### TASK REQUIREMENTS
Extract, from the records beneath this instruction, each line that contains the word "draw".

---- INFORMATION SHOWN

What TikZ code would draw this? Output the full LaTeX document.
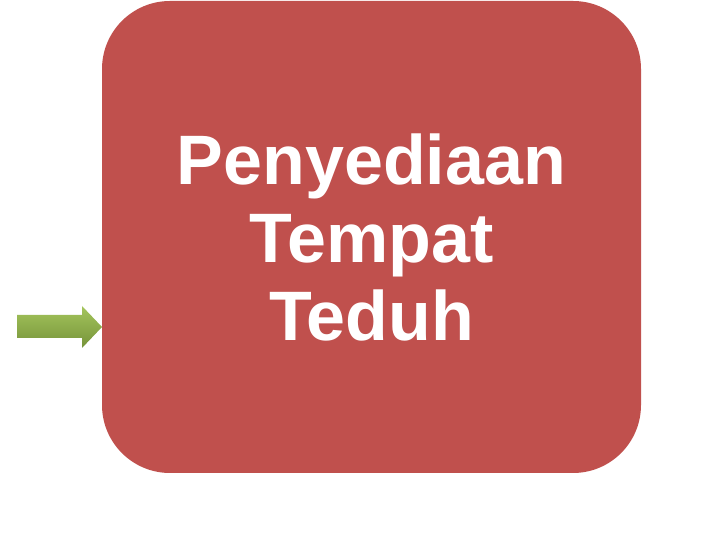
\documentclass[tikz,border=0pt]{standalone}
\usepackage{fontspec}
\setmainfont{Liberation Sans}
\definecolor{boxred}{HTML}{C0504D}
\definecolor{arrowtop}{HTML}{A4C55C}
\definecolor{arrowbottom}{HTML}{76933A}
\begin{document}
\begin{tikzpicture}[
        x = 1pt,
        y = 1pt,
        box/.style = {fill = boxred, draw = none, rounded corners = 68pt,
            minimum width = 539pt, minimum height = 472pt, inner sep = 0pt,
            text = white, align = center,
            font = \fontsize{70}{78}\selectfont\bfseries}
    ]
        \useasboundingbox (0,0) rectangle (720,540);
        \node[box] (teduh) at (371.5,303) {Penyediaan\\Tempat\\Teduh};
        \shade[top color = arrowtop, bottom color = arrowbottom] (17,225) -- (82,225) -- (82,234) -- (102,213) -- (82,192) -- (82,202) -- (17,202) -- cycle;
    \end{tikzpicture}
\end{document}
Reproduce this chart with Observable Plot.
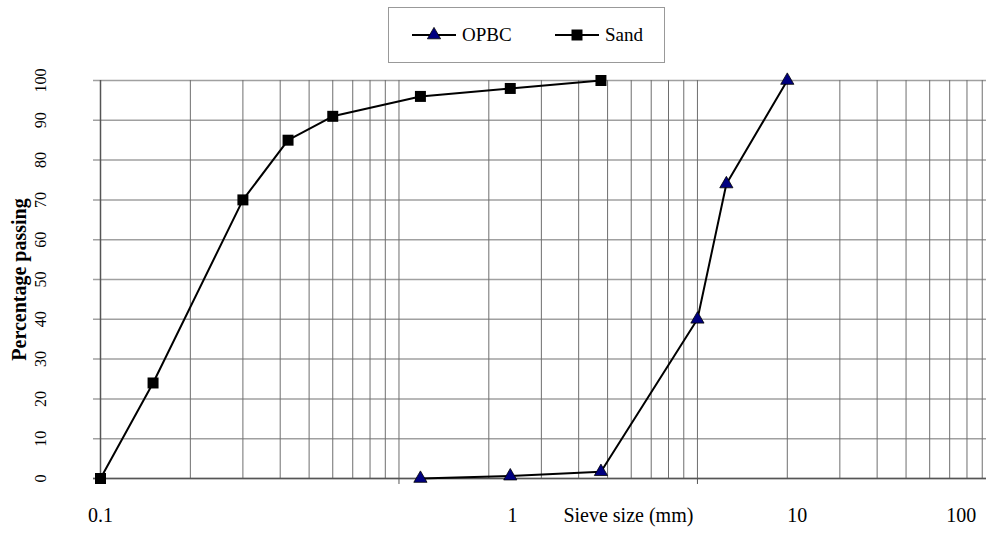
<!DOCTYPE html>
<html><head><meta charset="utf-8">
<script src="https://cdn.jsdelivr.net/npm/d3@7"></script>
<script src="https://cdn.jsdelivr.net/npm/@observablehq/plot@0.6"></script>
<style>
body{margin:0;background:#fff;font-family:"Liberation Serif","Times New Roman",serif;}
#wrap{width:986px;height:534px;position:relative;}
#legend{position:absolute;left:0;top:0;width:986px;height:70px;z-index:2;}
#legend .box{position:absolute;left:388px;top:7px;width:277px;height:56px;border:1.5px solid #999;box-sizing:border-box;background:#fff;}
#legend .item{position:absolute;height:56px;display:flex;align-items:center;font-size:19px;color:#000;}
#legend svg{display:block;}
#chart svg{display:block;}
</style></head><body>
<div id="wrap"><div id="chart"></div><div id="legend"><div class="box"></div></div></div>
<script>
// Data
const sandSize = [0.1, 0.15, 0.3, 0.425, 0.6, 1.18, 2.36, 4.75];
const sandPass = [0, 24, 70, 85, 91, 96, 98, 100];
const opbcSize = [1.18, 2.36, 4.75, 10, 12.5, 20];
const opbcPass = [0, 0.6, 1.7, 40, 74, 100];
const seriesNames = ["OPBC", "Sand"];
const yTicks = [0, 10, 20, 30, 40, 50, 60, 70, 80, 90, 100];
const xLabelText = ["0.1", "1", "Sieve size (mm)", "10", "100"];
const xLabelAt = [0.1, 2.4, 5.87, 21.6, 76.6]; // where the labels sit on the chart (data units)

const sand = sandSize.map((s, i) => ({size: s, pass: sandPass[i]}));
const opbc = opbcSize.map((s, i) => ({size: s, pass: opbcPass[i]}));

const xDomain = [0.1, 93];
const gridX = [];
for (const d of [0.1, 1, 10]) for (let k = 1; k < 10; k++) { const v = +(d * k).toFixed(3); if (v > 0.1 && v <= xDomain[1]) gridX.push(v); }

const chart = Plot.plot({
  width: 986,
  height: 534,
  marginLeft: 100,
  marginRight: 0,
  marginTop: 80,
  marginBottom: 56,
  style: {fontFamily: "Liberation Serif, Times New Roman, serif", background: "white", color: "black"},
  x: {type: "log", domain: xDomain, axis: null},
  y: {domain: [0, 100], axis: null},
  marks: [
    Plot.ruleY(yTicks, {stroke: "#a0a0a0", strokeWidth: 1.5, insetLeft: -7}),
    Plot.ruleX(gridX, {y1: 0, y2: 100, stroke: "#6e6e6e", strokeWidth: 1}),
    Plot.ruleY([0], {stroke: "#555", strokeWidth: 1.3, insetLeft: -7}),
    Plot.ruleX([0.1], {y1: 0, y2: 100, stroke: "#555", strokeWidth: 1.5}),
    Plot.ruleX([1, 10], {y1: 0, y2: -1.5, stroke: "#555", strokeWidth: 1}),
    Plot.line(sand, {x: "size", y: "pass", stroke: "black", strokeWidth: 2}),
    Plot.line(opbc, {x: "size", y: "pass", stroke: "black", strokeWidth: 2}),
    Plot.dot(sand, {x: "size", y: "pass", symbol: "square", r: 6.2, fill: "black", stroke: "none"}),
    Plot.dot(opbc, {x: "size", y: "pass", symbol: "triangle", r: 4.9, fill: "#000080", stroke: "black", strokeWidth: 0.8}),
    Plot.text(d3.range(xLabelText.length), {x: i => xLabelAt[i], text: i => xLabelText[i], frameAnchor: "bottom", textAnchor: "middle", dy: 43, fontSize: 20, fill: "black"}),
    Plot.text(yTicks, {y: d => d, text: d => String(d), frameAnchor: "left", textAnchor: "middle", dx: -60, rotate: -90, fontSize: 16, fill: "black"}),
    Plot.text(["Percentage passing"], {frameAnchor: "left", textAnchor: "middle", dx: -81, rotate: -90, fontWeight: "bold", fontSize: 20, fill: "black"})
  ]
});
document.getElementById("chart").appendChild(chart);

// Legend
const legend = document.getElementById("legend");
const items = [
  {name: seriesNames[0], symbol: d3.symbolTriangle, size: Math.PI * 4.9 * 4.9, fill: "#000080", stroke: "black", left: 412},
  {name: seriesNames[1], symbol: d3.symbolSquare, size: Math.PI * 6.2 * 6.2, fill: "black", stroke: "none", left: 555}
];
for (const it of items) {
  const div = document.createElement("div");
  div.className = "item";
  div.style.left = it.left + "px";
  div.style.top = "7px";
  const svg = d3.create("svg").attr("width", 46).attr("height", 20);
  svg.append("line").attr("x1", 0).attr("x2", 44).attr("y1", 10).attr("y2", 10).attr("stroke", "black").attr("stroke-width", 2);
  svg.append("path").attr("transform", "translate(22,10)").attr("d", d3.symbol(it.symbol, it.size)()).attr("fill", it.fill).attr("stroke", it.stroke).attr("stroke-width", 0.8);
  div.appendChild(svg.node());
  const span = document.createElement("span");
  span.textContent = it.name;
  span.style.marginLeft = "4px";
  div.appendChild(span);
  legend.appendChild(div);
}
</script>
</body></html>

--------

### RESPONSE
What TikZ code would draw this? Output the full LaTeX document.
        box/.style = {fill = boxred, draw = none, rounded corners = 68pt,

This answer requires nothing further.